In our present age, the Earth is our spiritual Canaan filled with cities like Jericho, and there are a bunch of Rahab-type people who are willing to come to the side of the Kingdom of Heaven, waiting to make contact. Believers represent Jesus on Earth as “citizens of heaven” and “ambassadors for Christ” (2 Cor 5:20, Phil 3:20-21), which makes them like the two spies. When God comes to judge the world, those who believe the message they’ve heard from heaven’s ambassadors will be saved. Those who reject the message will be condemned on Judgment Day. The conditional statement that governs who receives this covenant promise of eternal life versus condemnation was spoken by Jesus in John 3:16-21.
John 3:16 [NLT] “For this is how God loved the world: He gave[g] his one and only Son, so that everyone who believes in him will not perish but have eternal life. 17 God sent his Son into the world not to judge the world, but to save the world through him.
18 “There is no judgment against anyone who believes in him.
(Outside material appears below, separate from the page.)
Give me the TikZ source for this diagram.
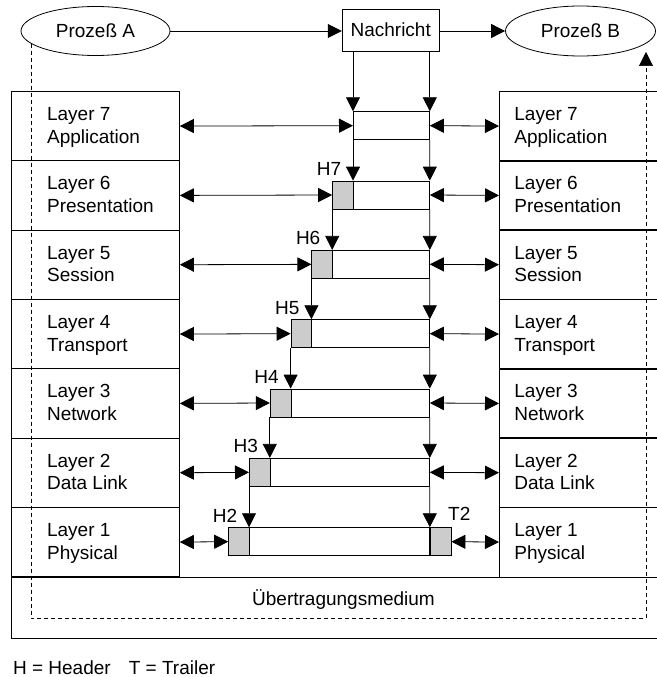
\documentclass[tikz,border=0pt]{standalone}
\usepackage{fontspec}
\setmainfont{Liberation Sans}
\usetikzlibrary{arrows.meta,shapes.geometric}
\begin{document}
\begin{tikzpicture}[x=1pt,y=-1pt,line width=0.8pt,
  >={Triangle[length=14pt,width=14pt]},
  every node/.style={font=\fontsize{19}{22.6}\selectfont},
  proc/.style={draw,ellipse,inner sep=0pt},
  rowbox/.style={anchor=north west,inner sep=0pt,minimum width=168pt,minimum height=69.333pt},
  pkt/.style={draw,anchor=west,inner sep=0pt,minimum height=28pt},
  hdr/.style={draw,fill=gray!40,anchor=west,inner sep=0pt,minimum width=20.8pt,minimum height=28pt},
  txt/.style={anchor=base west,inner sep=0pt},
  dashline/.style={line width=0.6pt,dash pattern=on 4pt off 3pt}]
\useasboundingbox (0,0) rectangle (656,677);

% processes and message
\node[proc,minimum width=149pt,minimum height=49pt] (pa) at (95.5,31) {Prozeß A};
\node[proc,minimum width=150pt,minimum height=50pt] (pb) at (580.5,31) {Prozeß B};
\node[draw,minimum width=97pt,minimum height=42pt,inner sep=0pt] (msg) at (390.7,30) {Nachricht};
\draw[->] (pa.east) -- (pa.east -| msg.west);
\draw[->] (msg.east |- pb.west) -- (pb.west);

% layer stacks
\foreach \k/\n in {7/Application,6/Presentation,5/Session,4/Transport,3/Network,2/Data Link,1/Physical} {
  \pgfmathsetmacro{\t}{91+(7-\k)*69.333}
  \node[rowbox,draw] (L\k) at (11,\t) {};
  \node[rowbox,minimum width=157pt] (R\k) at (499,\t) {};
  \draw (R\k.north east) -- (R\k.north west) -- (R\k.south west) -- (R\k.south east);
  \node[txt] (LT\k) at ([xshift=35.7pt,yshift=-29.5pt]L\k.north west) {Layer \k};
  \node[txt] (LN\k) at ([xshift=35.7pt,yshift=-52.3pt]L\k.north west) {\n};
  \node[txt] (RT\k) at ([xshift=15pt,yshift=-29.5pt]R\k.north west) {Layer \k};
  \node[txt] (RN\k) at ([xshift=15pt,yshift=-52.3pt]R\k.north west) {\n};
}
\node[anchor=north west,inner sep=0pt,minimum width=645pt,minimum height=61pt] (med) at (11,577) {};
\draw (med.north east) -- (med.north west) -- (med.south west) -- (med.south east);
\node[txt,anchor=base] (medt) at (343.5,605.7) {Übertragungsmedium};

% packets
\foreach \k in {7,...,1} {
  \pgfmathsetmacro{\a}{353-(7-\k)*20.8}
  \pgfmathsetmacro{\w}{429-\a}
  \pgfmathsetmacro{\c}{91+(7-\k)*69.333+34.667}
  \node[pkt,minimum width=\w pt] (P\k) at (\a,\c) {};
}
\foreach \k in {6,...,1} {
  \node[hdr] (H\k) at (P\k.west) {};
}
\node[hdr] (T2) at (P1.east) {};

% vertical arrows
\draw[->] (P7.west |- msg.south) -- (P7.north west);
\draw[->] (P7.east |- msg.south) -- (P7.north east);
\foreach \k in {6,...,1} {
  \pgfmathtruncatemacro{\kp}{\k+1}
  \draw[->] (P\kp.south west) -- (P\kp.south west |- P\k.north);
  \draw[->] (P\kp.south east) -- (P\k.north east);
  \node[txt,anchor=base east] (HL\k) at ([xshift=-11.5pt,yshift=5pt]P\kp.south west |- P\k.north) {H\kp};
}
\node[txt] (TL2) at ([xshift=18pt,yshift=6.5pt]P1.north east) {T2};

% horizontal peer arrows
\foreach \k in {7,...,1} {
  \draw[<->] (L\k.east) -- (P\k.west);
}
\foreach \k in {7,...,2} {
  \draw[<->] (P\k.east) -- (R\k.west);
}
\draw[<->] (T2.east) -- (R1.west);

% dashed path
\coordinate (dl) at (32,618);
\coordinate (dr) at (646,618);
\coordinate (dt) at (646,52);
\draw[dashline,->] (pa.191) -- (pa.191 |- dl) -- (dr) -- (dt);

% legend
\node[txt] (leg) at (12.7,674.3) {H = Header\hspace{18pt}T = Trailer};
\end{tikzpicture}
\end{document}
But anyone who does not believe in him has already been judged for not believing in God’s one and only Son. 19 And the judgment is based on this fact: God’s light came into the world, but people loved the darkness more than the light, for their actions were evil. 20 All who do evil hate the light and refuse to go near it for fear their sins will be exposed. 21 But those who do what is right come to the light so others can see that they are doing what God wants.